### Provided data

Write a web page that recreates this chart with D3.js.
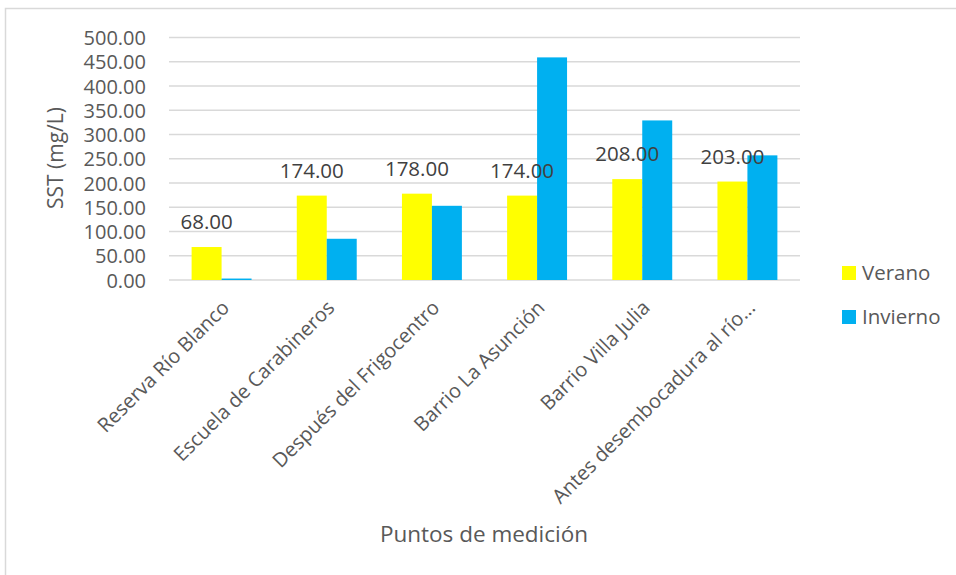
<!DOCTYPE html>
<html>
<head>
<meta charset="utf-8">
<script src="https://cdn.jsdelivr.net/npm/d3@7"></script>
<style>
  html, body { margin: 0; padding: 0; background: #fff; }
  svg { display: block; font-family: "Open Sans", "Noto Sans", sans-serif; }
</style>
</head>
<body>
<svg id="chart" width="956" height="575"></svg>
<script>
// Measurement points (x axis categories)
const categories = [
  "Reserva Río Blanco",
  "Escuela de Carabineros",
  "Después del Frigocentro",
  "Barrio La Asunción",
  "Barrio Villa Julia",
  "Antes desembocadura al río..."
];
// Series names
const seriesNames = ["Verano", "Invierno"];
// SST (mg/L) per season
const verano = [68, 174, 178, 174, 208, 203];
const invierno = [3, 85, 153, 459, 329, 257];
// Y axis ticks
const yTicks = [0, 50, 100, 150, 200, 250, 300, 350, 400, 450, 500];

const colors = { Verano: "#FFFF00", Invierno: "#00B0F0" };
const seriesValues = { Verano: verano, Invierno: invierno };

const svg = d3.select("#chart");

// Chart area frame (top and left edges visible)
svg.append("path")
  .attr("d", "M5.5,575 L5.5,8.5 L956,8.5")
  .attr("fill", "none")
  .attr("stroke", "#d9d9d9")
  .attr("stroke-width", 1.5);

const plot = { left: 169, right: 800, top: 37.5, bottom: 280 };

const y = d3.scaleLinear().domain([0, 500]).range([plot.bottom, plot.top]);
const x0 = d3.scaleBand().domain(categories)
  .range([plot.left, plot.right])
  .paddingInner(0.43).paddingOuter(0.215);
const x1 = d3.scaleBand().domain(seriesNames).range([0, x0.bandwidth()]);

// Gridlines
svg.append("g").selectAll("line").data(yTicks).join("line")
  .attr("x1", plot.left).attr("x2", plot.right)
  .attr("y1", d => y(d)).attr("y2", d => y(d))
  .attr("stroke", "#d9d9d9").attr("stroke-width", 1.3);

// Y axis tick labels
const yAxis = d3.axisLeft(y).tickValues(yTicks).tickFormat(d3.format(".2f")).tickSize(0).tickPadding(0);
const yg = svg.append("g").attr("transform", `translate(146,0)`).call(yAxis);
yg.select(".domain").remove();
yg.selectAll("text")
  .attr("fill", "#595959")
  .style("font-size", "20px")
  .style("font-family", "'Open Sans', sans-serif")
  .attr("dy", "0.35em");

// Bars
const groups = svg.append("g").selectAll("g").data(categories).join("g")
  .attr("transform", d => `translate(${x0(d)},0)`);
groups.selectAll("rect")
  .data((d, i) => seriesNames.map(s => ({ s, v: seriesValues[s][i] })))
  .join("rect")
  .attr("x", d => x1(d.s))
  .attr("width", x1.bandwidth())
  .attr("y", d => y(d.v))
  .attr("height", d => y(0) - y(d.v))
  .attr("fill", d => colors[d.s]);

// Data labels on the Verano series
svg.append("g").selectAll("text").data(verano).join("text")
  .attr("x", (d, i) => x0(categories[i]) + x1("Verano") + x1.bandwidth() / 2)
  .attr("y", d => y(d) - 18)
  .attr("text-anchor", "middle")
  .attr("fill", "#404040")
  .style("font-size", "20.5px")
  .text(d => d3.format(".2f")(d));

// X axis category labels, rotated
const xg = svg.append("g");
xg.selectAll("text").data(categories).join("text")
  .attr("transform", d => `translate(${x0(d) + x0.bandwidth() / 2 + 4},304) rotate(-45)`)
  .attr("text-anchor", "end")
  .attr("dy", "0.35em")
  .attr("fill", "#595959")
  .style("font-size", "20px")
  .text(d => d);

// Axis titles
svg.append("text")
  .attr("transform", "translate(63,158) rotate(-90)")
  .attr("text-anchor", "middle")
  .attr("fill", "#595959")
  .style("font-size", "21px")
  .text("SST (mg/L)");

svg.append("text")
  .attr("x", 484).attr("y", 542)
  .attr("text-anchor", "middle")
  .attr("fill", "#595959")
  .style("font-size", "22.5px")
  .text("Puntos de medición");

// Legend
const legend = svg.append("g").selectAll("g").data(seriesNames).join("g")
  .attr("transform", (d, i) => `translate(842,${266 + i * 44})`);
legend.append("rect")
  .attr("width", 14).attr("height", 14)
  .attr("fill", d => colors[d]);
legend.append("text")
  .attr("x", 20).attr("y", 7)
  .attr("dy", "0.35em")
  .attr("fill", "#595959")
  .style("font-size", "20.5px")
  .text(d => d);
</script>
</body>
</html>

######

Short exercise: Omit the pictures, then quote the rest of the material above exactly.

Written response:
Write a web page that recreates this chart with D3.js.
<!DOCTYPE html>
<html>
<head>
<meta charset="utf-8">
<script src="https://cdn.jsdelivr.net/npm/d3@7"></script>
<style>
  html, body { margin: 0; padding: 0; background: #fff; }
  svg { display: block; font-family: "Open Sans", "Noto Sans", sans-serif; }
</style>
</head>
<body>
<svg id="chart" width="956" height="575"></svg>
<script>
// Measurement points (x axis categories)
const categories = [
  "Reserva Río Blanco",
  "Escuela de Carabineros",
  "Después del Frigocentro",
  "Barrio La Asunción",
  "Barrio Villa Julia",
  "Antes desembocadura al río..."
];
// Series names
const seriesNames = ["Verano", "Invierno"];
// SST (mg/L) per season
const verano = [68, 174, 178, 174, 208, 203];
const invierno = [3, 85, 153, 459, 329, 257];
// Y axis ticks
const yTicks = [0, 50, 100, 150, 200, 250, 300, 350, 400, 450, 500];

const colors = { Verano: "#FFFF00", Invierno: "#00B0F0" };
const seriesValues = { Verano: verano, Invierno: invierno };

const svg = d3.select("#chart");

// Chart area frame (top and left edges visible)
svg.append("path")
  .attr("d", "M5.5,575 L5.5,8.5 L956,8.5")
  .attr("fill", "none")
  .attr("stroke", "#d9d9d9")
  .attr("stroke-width", 1.5);

const plot = { left: 169, right: 800, top: 37.5, bottom: 280 };

const y = d3.scaleLinear().domain([0, 500]).range([plot.bottom, plot.top]);
const x0 = d3.scaleBand().domain(categories)
  .range([plot.left, plot.right])
  .paddingInner(0.43).paddingOuter(0.215);
const x1 = d3.scaleBand().domain(seriesNames).range([0, x0.bandwidth()]);

// Gridlines
svg.append("g").selectAll("line").data(yTicks).join("line")
  .attr("x1", plot.left).attr("x2", plot.right)
  .attr("y1", d => y(d)).attr("y2", d => y(d))
  .attr("stroke", "#d9d9d9").attr("stroke-width", 1.3);

// Y axis tick labels
const yAxis = d3.axisLeft(y).tickValues(yTicks).tickFormat(d3.format(".2f")).tickSize(0).tickPadding(0);
const yg = svg.append("g").attr("transform", `translate(146,0)`).call(yAxis);
yg.select(".domain").remove();
yg.selectAll("text")
  .attr("fill", "#595959")
  .style("font-size", "20px")
  .style("font-family", "'Open Sans', sans-serif")
  .attr("dy", "0.35em");

// Bars
const groups = svg.append("g").selectAll("g").data(categories).join("g")
  .attr("transform", d => `translate(${x0(d)},0)`);
groups.selectAll("rect")
  .data((d, i) => seriesNames.map(s => ({ s, v: seriesValues[s][i] })))
  .join("rect")
  .attr("x", d => x1(d.s))
  .attr("width", x1.bandwidth())
  .attr("y", d => y(d.v))
  .attr("height", d => y(0) - y(d.v))
  .attr("fill", d => colors[d.s]);

// Data labels on the Verano series
svg.append("g").selectAll("text").data(verano).join("text")
  .attr("x", (d, i) => x0(categories[i]) + x1("Verano") + x1.bandwidth() / 2)
  .attr("y", d => y(d) - 18)
  .attr("text-anchor", "middle")
  .attr("fill", "#404040")
  .style("font-size", "20.5px")
  .text(d => d3.format(".2f")(d));

// X axis category labels, rotated
const xg = svg.append("g");
xg.selectAll("text").data(categories).join("text")
  .attr("transform", d => `translate(${x0(d) + x0.bandwidth() / 2 + 4},304) rotate(-45)`)
  .attr("text-anchor", "end")
  .attr("dy", "0.35em")
  .attr("fill", "#595959")
  .style("font-size", "20px")
  .text(d => d);

// Axis titles
svg.append("text")
  .attr("transform", "translate(63,158) rotate(-90)")
  .attr("text-anchor", "middle")
  .attr("fill", "#595959")
  .style("font-size", "21px")
  .text("SST (mg/L)");

svg.append("text")
  .attr("x", 484).attr("y", 542)
  .attr("text-anchor", "middle")
  .attr("fill", "#595959")
  .style("font-size", "22.5px")
  .text("Puntos de medición");

// Legend
const legend = svg.append("g").selectAll("g").data(seriesNames).join("g")
  .attr("transform", (d, i) => `translate(842,${266 + i * 44})`);
legend.append("rect")
  .attr("width", 14).attr("height", 14)
  .attr("fill", d => colors[d]);
legend.append("text")
  .attr("x", 20).attr("y", 7)
  .attr("dy", "0.35em")
  .attr("fill", "#595959")
  .style("font-size", "20.5px")
  .text(d => d);
</script>
</body>
</html>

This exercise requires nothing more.